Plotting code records
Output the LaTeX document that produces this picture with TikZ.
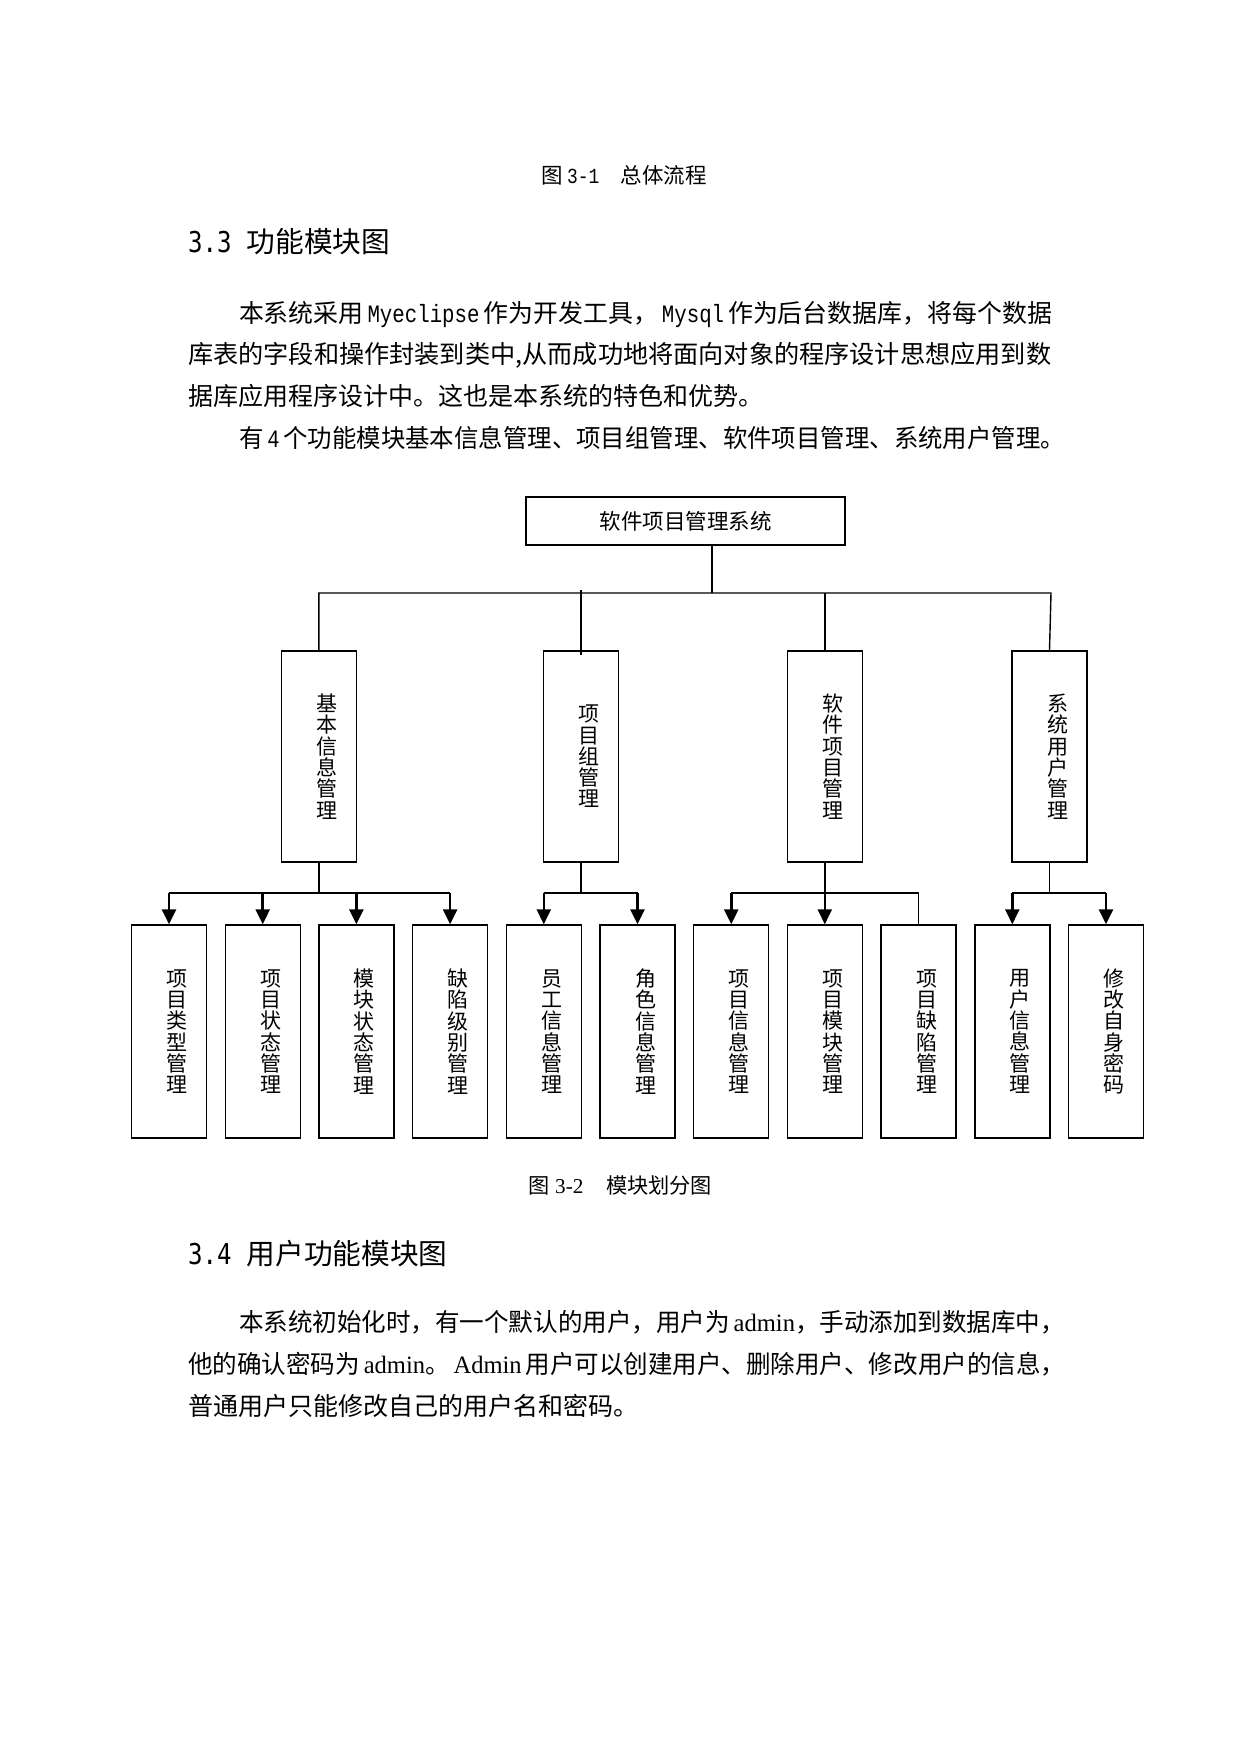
\documentclass[tikz,border=0pt]{standalone}
\usepackage{graphicx}
\usepackage{fontspec}
\setmainfont{Noto Sans CJK SC}
\newfontfamily\monof{Liberation Mono}[FakeStretch=0.833]
\newfontfamily\serff{Liberation Serif}
\newfontfamily\hmono{DejaVu Sans Mono}[FakeStretch=0.84]
\usetikzlibrary{arrows.meta}
\newsavebox\jbox
\newcommand\bodyf{\fontsize{25pt}{25pt}\selectfont}
\newcommand\mw[1]{\hspace{4pt}{\monof\fontsize{25pt}{25pt}\selectfont #1}\hspace{4pt}}
\newcommand\sw[1]{\hspace{4pt}{\serff #1}}
\makeatletter
\newcommand\fitline[2]{%
  \sbox\jbox{#2}%
  \edef\jw{\strip@pt\wd\jbox}%
  \pgfmathsetmacro\jsx{#1/\jw}%
  \scalebox{\jsx}[1]{\usebox\jbox}}
\makeatother
\newcommand\jline[5]{\node[txt,font=\bodyf] (#1) at (#2,#3) {\fitline{#4}{#5}};}
\begin{document}
\begin{tikzpicture}[x=1pt,y=-1pt,
  txt/.style={anchor=base west,inner sep=0pt},
  box/.style={draw,line width=1.4pt,inner sep=0pt},
  topbox/.style={box,minimum width=319pt,minimum height=48pt,font=\fontsize{21.5pt}{21.5pt}\selectfont},
  midbox/.style={box,minimum width=75pt,minimum height=211pt},
  lowbox/.style={box,minimum width=75pt,minimum height=213pt},
  vtext/.style={inner sep=0pt,align=center,font=\fontsize{21pt}{21.3pt}\selectfont},
  conn/.style={line width=1.4pt},
  arr/.style={line width=2.6pt,-{Triangle[width=14pt,length=15pt]}}]

\useasboundingbox (0,0) rectangle (1241,1754);
\fill[white] (0,0) rectangle (1241,1754);

% ---------- text above the figure ----------
\node[txt,font=\fontsize{21.5pt}{21.5pt}\selectfont] (cap1) at (541,183) {图\hspace{4.5pt}{\monof\fontsize{21.5pt}{21.5pt}\selectfont 3-1}\hspace{21.5pt}总体流程};
\node[txt] (h1) at (188,252.6) {{\hmono\fontsize{28.7pt}{29pt}\selectfont 3.3}\hspace{15pt}{\fontsize{28.7pt}{29pt}\selectfont 功能模块图}};
\jline{p1}{238.8}{322}{813}{本系统采用\mw{Myeclipse}作为开发工具，\mw{Mysql}作为后台数据库，将每个数据}
\jline{p2}{188}{363.7}{863}{库表的字段和操作封装到类中,从而成功地将面向对象的程序设计思想应用到数}
\node[txt,font=\bodyf] (p3) at (188,405.3) {据库应用程序设计中。这也是本系统的特色和优势。};
\jline{p4}{238.8}{447}{826}{有\mw{4}个功能模块基本信息管理、项目组管理、软件项目管理、系统用户管理。}

% ---------- boxes ----------
\node[topbox] (T) at (685.5,521) {软件项目管理系统};

\node[midbox] (B1) at (318.9,756.5) {};
\node[midbox] (B2) at (581.1,756.5) {};
\node[midbox] (B3) at (824.8,756.5) {};
\node[midbox] (B4) at (1049.5,756.5) {};
\node[vtext] (B1t) at ([xshift=8pt]B1.center) {基\\本\\信\\息\\管\\理};
\node[vtext] (B2t) at ([xshift=8pt]B2.center) {项\\目\\组\\管\\理};
\node[vtext] (B3t) at ([xshift=8pt]B3.center) {软\\件\\项\\目\\管\\理};
\node[vtext] (B4t) at ([xshift=8pt]B4.center) {系\\统\\用\\户\\管\\理};

\foreach \n/\x/\t in {
  a/169/{项\\目\\类\\型\\管\\理},
  b/262.7/{项\\目\\状\\态\\管\\理},
  c/356.4/{模\\块\\状\\态\\管\\理},
  d/450.1/{缺\\陷\\级\\别\\管\\理},
  e/543.8/{员\\工\\信\\息\\管\\理},
  f/637.5/{角\\色\\信\\息\\管\\理},
  g/731.2/{项\\目\\信\\息\\管\\理},
  h/824.8/{项\\目\\模\\块\\管\\理},
  i/918.6/{项\\目\\缺\\陷\\管\\理},
  j/1012.3/{用\\户\\信\\息\\管\\理},
  k/1106/{修\\改\\自\\身\\密\\码}}{
  \node[lowbox] (\n) at (\x,1031.5) {};
  \node[vtext] (\n t) at ([xshift=8pt]\n.center) {\t};
}

% ---------- level 1 connectors ----------
\coordinate (bus) at (712,593);
\coordinate (busR) at (1051,593);
\coordinate (b2top) at (581.1,590);
\draw[conn] (T.south -| bus) -- (bus);
\draw[conn] (B1.north) |- (busR) -- (B4.north);
\draw[conn] (b2top) -- ([yshift=-5pt]B2.north);
\draw[conn] (B3.north |- bus) -- (B3.north);

% ---------- level 2 connectors ----------
\coordinate (g1) at (318.9,893);
\coordinate (g2) at (581.1,893);
\coordinate (g3) at (824.8,893);
\coordinate (g4) at (1049.5,893);

\draw[conn] (B1.south) -- (g1);
\draw[conn] (a.north |- g1) -- (d.north |- g1);
\foreach \n in {a,b,c,d} \draw[arr] (\n.north |- g1) -- (\n.north);

\draw[conn] (B2.south) -- (g2);
\draw[conn] (e.north |- g2) -- (f.north |- g2);
\foreach \n in {e,f} \draw[arr] (\n.north |- g2) -- (\n.north);

\draw[conn] (g.north |- g3) -- (i.north |- g3) -- (i.north);
\draw[arr] (B3.south) -- (h.north);
\draw[arr] (g.north |- g3) -- (g.north);

\draw[conn] (B4.south) -- (g4);
\draw[conn] (j.north |- g4) -- (k.north |- g4);
\foreach \n in {j,k} \draw[arr] (\n.north |- g4) -- (\n.north);

% ---------- text below the figure ----------
\node[txt,font=\fontsize{21.2pt}{21.2pt}\selectfont] (cap2) at (528.6,1193) {图\hspace{5.2pt}{\serff 3-2}\hspace{22.7pt}模块划分图};
\node[txt] (h2) at (188,1264) {{\hmono\fontsize{28.7pt}{29pt}\selectfont 3.4}\hspace{15pt}{\fontsize{28.7pt}{29pt}\selectfont 用户功能模块图}};
\jline{q1}{238.8}{1331.5}{826}{本系统初始化时，有一个默认的用户，用户为\sw{admin}，手动添加到数据库中，}
\jline{q2}{188}{1373.5}{877}{他的确认密码为\sw{admin}。\sw{Admin}\hspace{4pt}用户可以创建用户、删除用户、修改用户的信息，}
\node[txt,font=\bodyf] (q3) at (188,1415) {普通用户只能修改自己的用户名和密码。};
\end{tikzpicture}
\end{document}
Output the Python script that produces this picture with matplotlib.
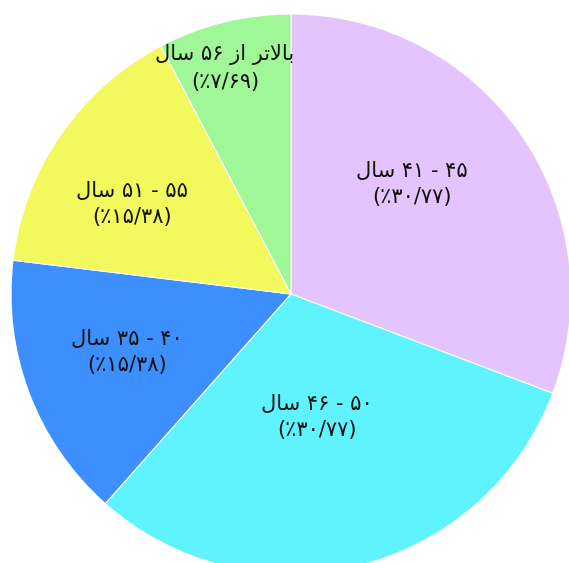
import matplotlib
matplotlib.use("Agg")
import matplotlib.pyplot as plt

# age groups (logical persian text), number of people in each group
age_groups = ["۴۵ - ۴۱ سال", "۵۰ - ۴۶ سال", "۴۰ - ۳۵ سال", "۵۵ - ۵۱ سال", "بالاتر از ۵۶ سال"]
counts = [4, 4, 2, 2, 1]
colors = ["#E4C4FC", "#5FF4FD", "#3D8FFD", "#F1F95C", "#9FF797"]

# where the labels sit (data units, pie radius = 1)
label_xy = [(0.432, 0.393), (0.093, -0.439), (-0.586, -0.207), (-0.568, 0.321), (-0.236, 0.807)]

# matplotlib has no arabic shaping, so do it by hand for the few letters used
# letter: (isolated, final, initial, medial)
FORMS = {
    "ب": ("\ufe8f", "\ufe90", "\ufe91", "\ufe92"),
    "ت": ("\ufe95", "\ufe96", "\ufe97", "\ufe98"),
    "س": ("\ufeb1", "\ufeb2", "\ufeb3", "\ufeb4"),
    "ل": ("\ufedd", "\ufede", "\ufedf", "\ufee0"),
    "ا": ("\ufe8d", "\ufe8e", None, None),
    "ر": ("\ufead", "\ufeae", None, None),
    "ز": ("\ufeaf", "\ufeb0", None, None),
}
FA_DIGITS = str.maketrans("0123456789.", "۰۱۲۳۴۵۶۷۸۹/")


def shape_word(word: str) -> str:
    "shape one persian word and return it in visual (left to right) order"
    out = []
    i = 0
    prev_joins = False
    while i < len(word):
        ch = word[i]
        if ch not in FORMS:
            out.append(ch)
            prev_joins = False
            i += 1
            continue
        # lam + alef ligature
        if ch == "ل" and i + 1 < len(word) and word[i + 1] == "ا":
            out.append("\ufefc" if prev_joins else "\ufefb")
            prev_joins = False
            i += 2
            continue
        nxt = word[i + 1] if i + 1 < len(word) else None
        joins_next = FORMS[ch][2] is not None and nxt in FORMS
        iso, fin, ini, med = FORMS[ch]
        if prev_joins and joins_next:
            out.append(med)
        elif prev_joins:
            out.append(fin)
        elif joins_next:
            out.append(ini)
        else:
            out.append(iso)
        prev_joins = joins_next
        i += 1
    return "".join(reversed(out))


def fa_visual(text: str) -> str:
    "very small bidi: reverse word order, shape arabic words"
    words = text.split(" ")
    return " ".join(shape_word(w) if any(c in FORMS for c in w) else w
                    for w in reversed(words))


plt.rcParams["font.family"] = ["DejaVu Sans"]

fig = plt.figure(figsize=(5.69, 5.63), dpi=100)
ax = fig.add_axes([11 / 569, -11 / 563, 560 / 569, 560 / 563])

ax.pie(counts, colors=colors, startangle=90, counterclock=False,
       wedgeprops=dict(edgecolor="white", linewidth=0.8))
ax.set_xlim(-1, 1)
ax.set_ylim(-1, 1)

total = sum(counts)
for name, n, (x, y) in zip(age_groups, counts, label_xy):
    pct = "%.2f" % (n / total * 100)
    line2 = "(٪" + pct.translate(FA_DIGITS) + ")"
    ax.text(x, y, fa_visual(name) + "\n" + line2, ha="center", va="center",
            fontsize=15, color="#111111", linespacing=1.4)

fig.savefig("out.png", dpi=100)
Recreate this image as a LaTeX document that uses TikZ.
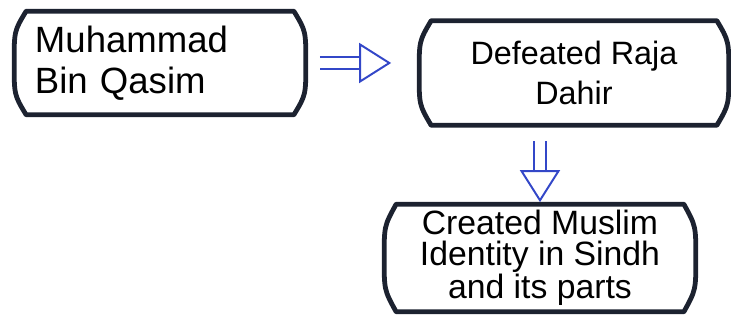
\documentclass[tikz,border=0pt]{standalone}
\usepackage{fontspec}
\setmainfont{Liberation Sans}
\usetikzlibrary{arrows.meta, calc}
\definecolor{cink}{HTML}{1C2230}
\definecolor{cblue}{HTML}{3347C8}
\tikzset{
  every picture/.style={line width=1.2pt},
  box/.style={minimum height=2.55cm, inner sep=0pt, align=center},
  outline/.style={draw=cink, line width=3.4pt, line join=round},
  flow/.style={draw=cblue, line width=1.4pt, double=white, double distance=6.5pt,
    -{Triangle[open, length=8mm, width=10mm, line width=1.4pt]}},
}
\begin{document}
\begin{tikzpicture}
  \useasboundingbox (0,0) rectangle (18.275,8.125);
  \node[box, minimum width=7.25cm, text width=6.25cm, align=left, inner xsep=0.5cm,
        font=\fontsize{26}{29}\selectfont] (mq) at (4.0,6.55) {Muhammad\\Bin Qasim};
  \node[box, minimum width=7.7cm, minimum height=2.575cm,
        font=\fontsize{23}{28}\selectfont] (dr) at (14.35,6.3) {Defeated Raja\\Dahir};
  \node[box, minimum width=7.75cm, minimum height=2.65cm,
        font=\fontsize{24}{22}\selectfont] (ci) at (13.5,1.675) {Created Muslim\\Identity in Sindh\\and its parts};
  % hand-drawn frames
  \foreach \n in {mq, dr, ci}
    \draw[outline] ($(\n.north west)+(0.3,0)$) -- ($(\n.north east)+(-0.3,0)$)
      .. controls ($(\n.east)+(0,0.8)$) .. (\n.east)
      .. controls ($(\n.east)+(0,-0.8)$) .. ($(\n.south east)+(-0.3,0)$)
      -- ($(\n.south west)+(0.3,0)$)
      .. controls ($(\n.west)+(0,-0.8)$) .. (\n.west)
      .. controls ($(\n.west)+(0,0.8)$) .. cycle;
  \draw[flow, shorten <=0.35cm, shorten >=0.7cm] (mq.east) -- (mq.east -| dr.west);
  \draw[flow, shorten <=0.4cm, shorten >=0.05cm] (ci.north |- dr.south) -- (ci.north);
\end{tikzpicture}
\end{document}
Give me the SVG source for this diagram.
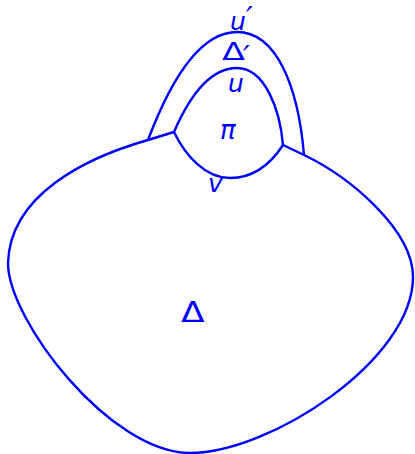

Task instructions
From the records above, pick out and copy each line holding the word "that".

Task result
Output the LaTeX document that produces this picture with TikZ.
Output the Python script that produces this picture with matplotlib.
Recreate this image as a LaTeX document that uses TikZ.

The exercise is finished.